The Chambermaid thrums with anxiety beneath its sterile, stoic surface. Ostensibly a slice-of-life portrait of a maid in a high-end Mexico City hotel, Lila Avilés’s slow-burn debut film critiques capitalism as a racket where you have to run to stay in place and solidarity with others is strictly temporary.
Eva is a young woman with a shy smile, but we don’t see her face for a long time during the long opening sequence. She has her back to us as she fumbles over discarded objects in a hotel room, rootling through the bedsheets until she uncovers a shirtless man lying on the floor under the bed. We feel we might have stumbled into a Jim Jarmusch pastiche or an absurd murder mystery.
That misleading impression will fade, but the initial image of a faceless protagonist will not. Avilés uses over-the-shoulder shots and cuts off facial features out of the frame throughout, amplifying a sense of facelessness and anonymity as uniformed Eva, wearing the requisite hairnet, goes up and down elevators, paces halls, and pushes her cart through the hotel’s monochrome, claustrophobic yet endless expanses. The system treats Eva like part of a machine, but in between rooms, tasks, and shifts, Eva reveals some of her life to us.

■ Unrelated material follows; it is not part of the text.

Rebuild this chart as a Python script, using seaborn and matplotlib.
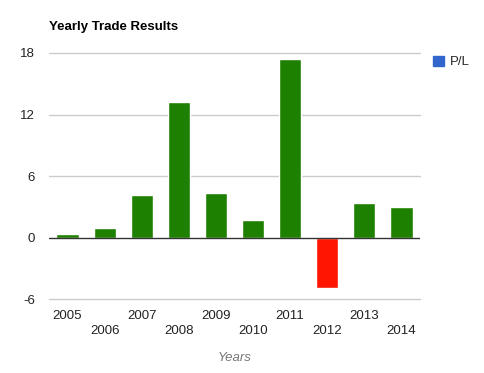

And it’s a tough one. Eva hustles to prepare guest rooms, directed by a voice over a crackly walkie-talkie. In a capricious political landscape, bosses dangle incentives but calmly blow off requests to deliver; colleagues push side hustles and offer favors to be called in later; guests coldly issue orders. Tasks are repetitive, but one snafu can throw routines scarily out of whack. This is an airless, guarded world, and like the hardworking Eva, the film barely leaves it.
A few of Eva’s encounters offer a respite from the grind. She earns a little money by minding the baby of an entitled, ditzy, but kind-hearted hotel guest, a bubbly comic foil to the quiet maid. Eva’s careful handling of the baby lets us see the warmth denied to her own baby whom, we know from her hushed phone conversations, she has waiting at home. Later, she allows herself to be drawn out by an upbeat young teacher with whom she is studying for her GED. And a partnership of sorts may beckon with Eva’s classmate Minitoy (Teresa Sánchez), a shambling extrovert who brings a weirdly sinister touch to overfriendliness.
All these meetings offer promises of a kind, and in their own way each will come up short. Eva’s explosion of anger at unending bad news is a long time coming, and it’s a dance of rage that briefly sets her free. Special moments in life emerge to interrupt the routine of our lives, the film tells us. Just don’t believe they mean anything.